Other Straws in the Wind
One of the benefits of working in the investment field is the ability to be associated with great people. I have known and associated with clients, associates and others in the investment business who, by and large, are much smarter than me. Richard Bernstein is one of those people.
In the past, Rich and I have shared a speaking stage and TV time. A few years ago, we were both interviewed by Barron’s to discuss bond market alternative ideas. I respect Rich’s acumen in this business and consider him to be one of the brightest minds in my business.
In the December 2019 edition of the Richard Bernstein Advisors newsletter, Rich highlighted a view that inflation will be a stronger variable over the next 10 years than it was over the last 10. He highlighted these facts:
- The world seems to be moving away from strong globalization trends. The rise we saw in globalization – where productive capacity has moved from high-cost, less efficient geographic areas to low-cost, efficient production – is coming to an end. Nationalism is on the rise in Europe, China and the United States. The major driver of low inflation seems to be slowly vanishing.

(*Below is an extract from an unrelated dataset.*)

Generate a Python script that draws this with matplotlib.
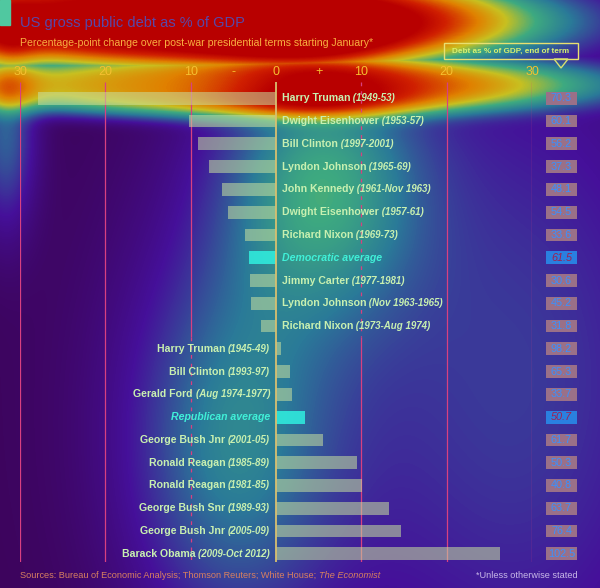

- Current monetary policy is pro-inflation. Since unemployment is now 3.5%, the Federal Reserve’s policy moves last year (reducing interest rates) occurred, not to spur the jobs market, but to add support to pricing.

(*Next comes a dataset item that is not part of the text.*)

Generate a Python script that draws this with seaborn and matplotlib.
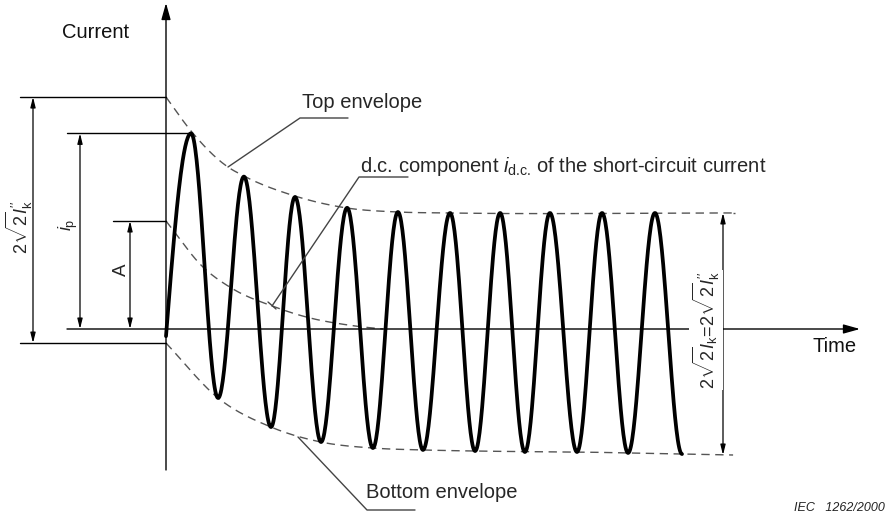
import numpy as np
import pandas as pd
import matplotlib
matplotlib.use("Agg")
import matplotlib.pyplot as plt
import seaborn as sns

# extrema of the short-circuit current (time in ms, current in p.u.)
t_start = 0.0
i_start = -0.06
t_ext = [9.7, 20.2, 30.2, 40.7, 50.0, 60.1, 70.2, 80.2, 89.9, 99.6,
         110.1, 119.8, 129.5, 139.1, 148.8, 159.3, 169.0, 179.1, 189.5, 200.0]
i_ext = [1.63, -0.575, 1.27, -0.817, 1.10, -0.942, 1.01, -0.992, 0.975, -1.008,
         0.967, -1.017, 0.967, -1.025, 0.967, -1.025, 0.967, -1.033, 0.967, -1.042]

# envelopes and d.c. component
t_top = [0.0, 9.7, 24.0, 30.2, 50.0, 70.2, 89.9, 110.0, 219.8]
i_top = [1.933, 1.65, 1.35, 1.275, 1.108, 1.008, 0.975, 0.967, 0.967]
t_bot = [0.0, 20.2, 40.7, 60.1, 80.2, 99.6, 119.8, 159.3, 200.0, 219.8]
i_bot = [-0.117, -0.575, -0.817, -0.942, -0.992, -1.008, -1.017, -1.025, -1.042, -1.05]
t_dc = [0.0, 14.3, 26.0, 41.1, 55.8, 70.0, 80.2, 84.1]
i_dc = [0.90, 0.517, 0.333, 0.192, 0.092, 0.035, 0.008, 0.0]

# frame: pixels per unit, origin position in the picture
PX_MS = 2.58
PX_PU = 120.0
X0, Y0 = 166, 329
W, H = 886, 521


def tx(px):
    return (px - X0) / PX_MS


def ty(py):
    return (Y0 - py) / PX_PU


def smooth(ts, ys, n=25):
    # cubic hermite (catmull-rom style) just for drawing a soft dashed curve
    ts = np.asarray(ts, float)
    ys = np.asarray(ys, float)
    m = np.gradient(ys, ts)
    xx, yy = [], []
    for k in range(len(ts) - 1):
        h = ts[k + 1] - ts[k]
        s = np.linspace(0, 1, n, endpoint=False)
        h00 = 2 * s**3 - 3 * s**2 + 1
        h10 = s**3 - 2 * s**2 + s
        h01 = -2 * s**3 + 3 * s**2
        h11 = s**3 - s**2
        xx.append(ts[k] + s * h)
        yy.append(h00 * ys[k] + h10 * h * m[k] + h01 * ys[k + 1] + h11 * h * m[k + 1])
    xx.append([ts[-1]])
    yy.append([ys[-1]])
    return np.concatenate(xx), np.concatenate(yy)


def wave():
    xs, ys = [], []
    s = np.linspace(0, 1, 40)
    # rising quarter from the start to the first peak
    xs.append(t_start + s * (t_ext[0] - t_start))
    ys.append(i_start + (i_ext[0] - i_start) * np.sin(np.pi / 2 * s))
    for k in range(len(t_ext) - 1):
        xs.append(t_ext[k] + s * (t_ext[k + 1] - t_ext[k]))
        ys.append(i_ext[k] + (i_ext[k + 1] - i_ext[k]) * (1 - np.cos(np.pi * s)) / 2)
    return np.concatenate(xs), np.concatenate(ys)


sns.set_theme(style="white")
plt.rcParams['font.family'] = ['Liberation Sans', 'DejaVu Sans']
plt.rcParams['mathtext.fontset'] = 'custom'
plt.rcParams['mathtext.rm'] = 'Liberation Sans'
plt.rcParams['mathtext.it'] = 'Liberation Sans:italic'
plt.rcParams['mathtext.bf'] = 'Liberation Sans:bold'

fig = plt.figure(figsize=(W / 100, H / 100), dpi=100)
ax = fig.add_axes([0, 0, 1, 1])
ax.set_xlim(tx(0), tx(W))
ax.set_ylim(ty(H), ty(0))
ax.axis('off')

env_kw = dict(color='#555555', lw=1.0, dashes=(6, 4))
FS = 14.5

# envelopes
xt, yt = smooth(t_top, i_top)
ax.plot(xt, yt, **env_kw)
xb, yb = smooth(t_bot, i_bot)
ax.plot(xb, yb, **env_kw)
xd, yd = smooth(t_dc, i_dc)
ax.plot(xd, yd, **env_kw)

# the current itself
xw, yw = wave()
df = pd.DataFrame({'t': xw, 'i': yw})
sns.lineplot(data=df, x='t', y='i', sort=False, color='black', lw=2.7, ax=ax, estimator=None)
ax.set_xlabel('')
ax.set_ylabel('')

# axes
big = dict(arrowstyle='-|>,head_length=1.0,head_width=0.28', color='black', lw=1.0,
           shrinkA=0, shrinkB=0, mutation_scale=10)
ax.annotate('', xy=(0, ty(3)), xytext=(0, ty(470)), arrowprops=big)
ax.annotate('', xy=(tx(860), 0), xytext=(tx(67), 0), arrowprops=big)
ax.text(tx(96), ty(33), 'Current', fontsize=FS, ha='center', va='center', color='#111111')
ax.text(tx(835), ty(347), 'Time', fontsize=FS, ha='center', va='center', color='#111111')

# dimension lines
dim = dict(arrowstyle='<|-|>,head_length=0.6,head_width=0.15', color='black', lw=0.9,
           shrinkA=0, shrinkB=0, mutation_scale=10)
lkw = dict(color='black', lw=1.0)

ax.plot([tx(20), 0], [i_top[0], i_top[0]], **lkw)
ax.plot([tx(20), 0], [i_bot[0], i_bot[0]], **lkw)
ax.annotate('', xy=(tx(33), i_top[0]), xytext=(tx(33), i_bot[0]), arrowprops=dim)
ax.text(tx(19), ty(227), r"$2\sqrt{2}I_{\mathrm{k}}^{\prime\prime}$",
        rotation=90, fontsize=13, ha='center', va='center')

ax.plot([tx(67), t_ext[0]], [i_ext[0], i_ext[0]], **lkw)
ax.annotate('', xy=(tx(80), i_ext[0]), xytext=(tx(80), 0), arrowprops=dim)
ax.text(tx(68), ty(225), r"$i_{\mathrm{p}}$", rotation=90, fontsize=13,
        ha='center', va='center')

ax.plot([tx(113), 0], [i_dc[0], i_dc[0]], **lkw)
ax.annotate('', xy=(tx(130), i_dc[0]), xytext=(tx(130), 0), arrowprops=dim)
ax.text(tx(121), ty(270), 'A', rotation=90, fontsize=13.5,
        ha='center', va='center')

ax.plot([t_top[-1], tx(735)], [i_top[-1], i_top[-1]], **env_kw)
ax.annotate('', xy=(tx(723), i_top[-1]), xytext=(tx(723), i_bot[-1]), arrowprops=dim)
ax.text(tx(706), ty(330),
        r"$2\sqrt{2}I_{\mathrm{k}}\!=\!2\sqrt{2}I_{\mathrm{k}}^{\prime\prime}$",
        rotation=90, fontsize=13, ha='center', va='center',
        bbox=dict(facecolor='white', edgecolor='none', pad=1.0))

# leader lines and labels
lead = dict(color='#444444', lw=1.0)
ax.plot([tx(228), tx(300), tx(348)], [ty(167), ty(118), ty(118)], **lead)
ax.text(tx(302), ty(103), 'Top envelope', fontsize=FS, ha='left', va='center')

ax.plot([tx(272), tx(359), tx(408)], [ty(306), ty(177), ty(177)], **lead)
ax.plot([tx(268), tx(276)], [ty(302), ty(309)], **lead)
ax.text(tx(360), ty(166), r"d.c. component $i_{\text{d.c.}}$ of the short-circuit current",
        fontsize=FS, ha='left', va='center')

ax.plot([tx(298), tx(367), tx(415)], [ty(437), ty(510), ty(510)], **lead)
ax.text(tx(366), ty(492), 'Bottom envelope', fontsize=FS, ha='left', va='center')

ax.text(tx(885), ty(511), 'IEC   1262/2000', fontsize=9, style='italic',
        ha='right', va='baseline', color='#222222')

fig.savefig('out.png', dpi=100)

- Government fiscal policies are inflationary. Deficits that run too far spur inflationary trends. Tariffs, by definition, are inflationary in their impact.
- The five-year trend in inflationary pressure is rising at the fastest pace in 30 years.

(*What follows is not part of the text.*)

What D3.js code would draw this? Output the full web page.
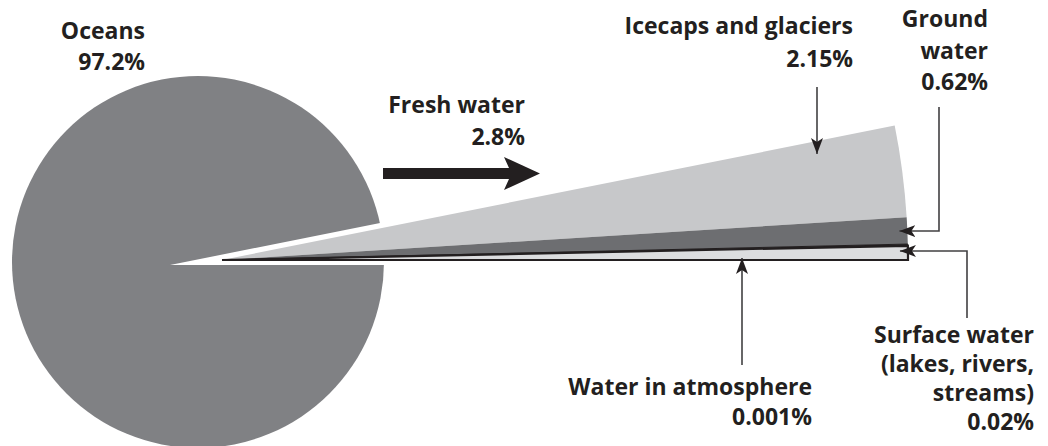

And, lastly, in concert with our wage growth theme:
- The current NFIB survey shows that U.S. small businesses are planning on raising wages the more rapidly than they have in the last 30 years.
What All This Means – Good and Bad
Rising wages are a good thing, right? By and large, yes, rising wages are a good thing. At least up to a point. Like most economic issues, there are few solutions and many tradeoffs. Along with stronger growth in take-home pay comes building pressure on corporate profit margins…unless prices rise to offset these increased cost pressures. Inflation means rising prices for goods and services.
Rising inflation normally isn’t a bad thing by itself. Some degree of pricing flexibility is good for business and helps cover a number of management inconsistencies. That being said, an upward shift in inflationary pressure is much less harmful to the economy if people expect the inflationary push to occur. When they don’t, the rise in inflation tends to be harmful.
Some people ask me what unexpected economic event or development may occur in 2020. We suggest an upward push in inflation may indeed be that unexpected development. Frankly, most believe inflation will do nothing but remain very low, and even decline, in 2020. If inflation rises, to challenge the 2 percent level, people will be surprised.
Remember, capital market asset pricing reflects consensus view. If that consensus is proven wrong, asset prices tend to react, at times, somewhat violently.